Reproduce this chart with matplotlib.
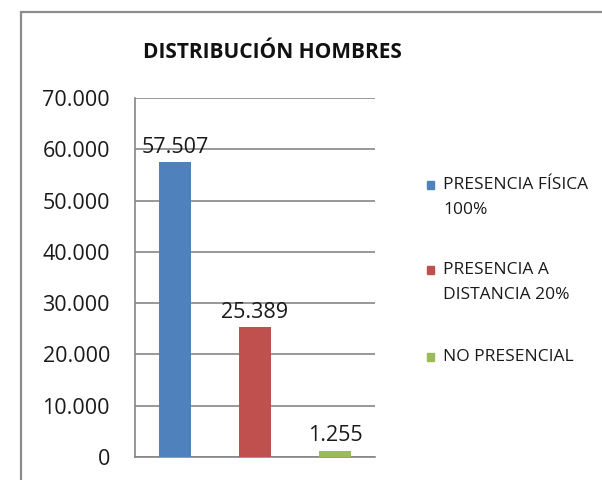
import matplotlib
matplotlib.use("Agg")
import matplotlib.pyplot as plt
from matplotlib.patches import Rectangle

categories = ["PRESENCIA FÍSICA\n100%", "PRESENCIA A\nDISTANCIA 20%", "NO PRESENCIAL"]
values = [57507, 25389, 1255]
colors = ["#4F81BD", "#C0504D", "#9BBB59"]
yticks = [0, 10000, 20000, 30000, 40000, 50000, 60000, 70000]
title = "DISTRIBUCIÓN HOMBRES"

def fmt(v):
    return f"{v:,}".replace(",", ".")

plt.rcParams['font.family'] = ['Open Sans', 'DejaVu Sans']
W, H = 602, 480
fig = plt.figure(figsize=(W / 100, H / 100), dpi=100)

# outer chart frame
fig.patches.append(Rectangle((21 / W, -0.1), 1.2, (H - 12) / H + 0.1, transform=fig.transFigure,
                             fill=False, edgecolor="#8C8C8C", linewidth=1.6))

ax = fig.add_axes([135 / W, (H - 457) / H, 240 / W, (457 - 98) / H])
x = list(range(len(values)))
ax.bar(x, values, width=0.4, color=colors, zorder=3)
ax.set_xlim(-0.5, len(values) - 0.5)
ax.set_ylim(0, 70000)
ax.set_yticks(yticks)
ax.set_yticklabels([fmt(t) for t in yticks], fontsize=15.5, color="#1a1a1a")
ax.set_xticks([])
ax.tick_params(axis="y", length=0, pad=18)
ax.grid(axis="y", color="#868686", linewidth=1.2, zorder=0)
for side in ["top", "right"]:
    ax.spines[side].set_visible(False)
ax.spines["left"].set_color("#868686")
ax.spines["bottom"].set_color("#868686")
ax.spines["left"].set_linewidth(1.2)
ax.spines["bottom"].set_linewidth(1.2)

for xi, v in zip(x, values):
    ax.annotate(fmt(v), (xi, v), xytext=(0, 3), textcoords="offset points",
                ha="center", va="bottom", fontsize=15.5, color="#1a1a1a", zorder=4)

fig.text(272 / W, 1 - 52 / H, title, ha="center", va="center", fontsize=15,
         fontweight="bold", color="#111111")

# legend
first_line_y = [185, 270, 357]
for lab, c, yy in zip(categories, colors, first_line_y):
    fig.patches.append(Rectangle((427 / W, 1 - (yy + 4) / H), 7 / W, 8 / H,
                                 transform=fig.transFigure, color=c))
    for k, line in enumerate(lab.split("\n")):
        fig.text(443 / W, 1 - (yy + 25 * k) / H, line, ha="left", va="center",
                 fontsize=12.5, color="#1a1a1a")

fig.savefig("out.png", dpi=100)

Aim: Every line should be retyped exactly, with the pictures omitted.

Task solution:
Reproduce this chart with matplotlib.
import matplotlib
matplotlib.use("Agg")
import matplotlib.pyplot as plt
from matplotlib.patches import Rectangle

categories = ["PRESENCIA FÍSICA\n100%", "PRESENCIA A\nDISTANCIA 20%", "NO PRESENCIAL"]
values = [57507, 25389, 1255]
colors = ["#4F81BD", "#C0504D", "#9BBB59"]
yticks = [0, 10000, 20000, 30000, 40000, 50000, 60000, 70000]
title = "DISTRIBUCIÓN HOMBRES"

def fmt(v):
    return f"{v:,}".replace(",", ".")

plt.rcParams['font.family'] = ['Open Sans', 'DejaVu Sans']
W, H = 602, 480
fig = plt.figure(figsize=(W / 100, H / 100), dpi=100)

# outer chart frame
fig.patches.append(Rectangle((21 / W, -0.1), 1.2, (H - 12) / H + 0.1, transform=fig.transFigure,
                             fill=False, edgecolor="#8C8C8C", linewidth=1.6))

ax = fig.add_axes([135 / W, (H - 457) / H, 240 / W, (457 - 98) / H])
x = list(range(len(values)))
ax.bar(x, values, width=0.4, color=colors, zorder=3)
ax.set_xlim(-0.5, len(values) - 0.5)
ax.set_ylim(0, 70000)
ax.set_yticks(yticks)
ax.set_yticklabels([fmt(t) for t in yticks], fontsize=15.5, color="#1a1a1a")
ax.set_xticks([])
ax.tick_params(axis="y", length=0, pad=18)
ax.grid(axis="y", color="#868686", linewidth=1.2, zorder=0)
for side in ["top", "right"]:
    ax.spines[side].set_visible(False)
ax.spines["left"].set_color("#868686")
ax.spines["bottom"].set_color("#868686")
ax.spines["left"].set_linewidth(1.2)
ax.spines["bottom"].set_linewidth(1.2)

for xi, v in zip(x, values):
    ax.annotate(fmt(v), (xi, v), xytext=(0, 3), textcoords="offset points",
                ha="center", va="bottom", fontsize=15.5, color="#1a1a1a", zorder=4)

fig.text(272 / W, 1 - 52 / H, title, ha="center", va="center", fontsize=15,
         fontweight="bold", color="#111111")

# legend
first_line_y = [185, 270, 357]
for lab, c, yy in zip(categories, colors, first_line_y):
    fig.patches.append(Rectangle((427 / W, 1 - (yy + 4) / H), 7 / W, 8 / H,
                                 transform=fig.transFigure, color=c))
    for k, line in enumerate(lab.split("\n")):
        fig.text(443 / W, 1 - (yy + 25 * k) / H, line, ha="left", va="center",
                 fontsize=12.5, color="#1a1a1a")

fig.savefig("out.png", dpi=100)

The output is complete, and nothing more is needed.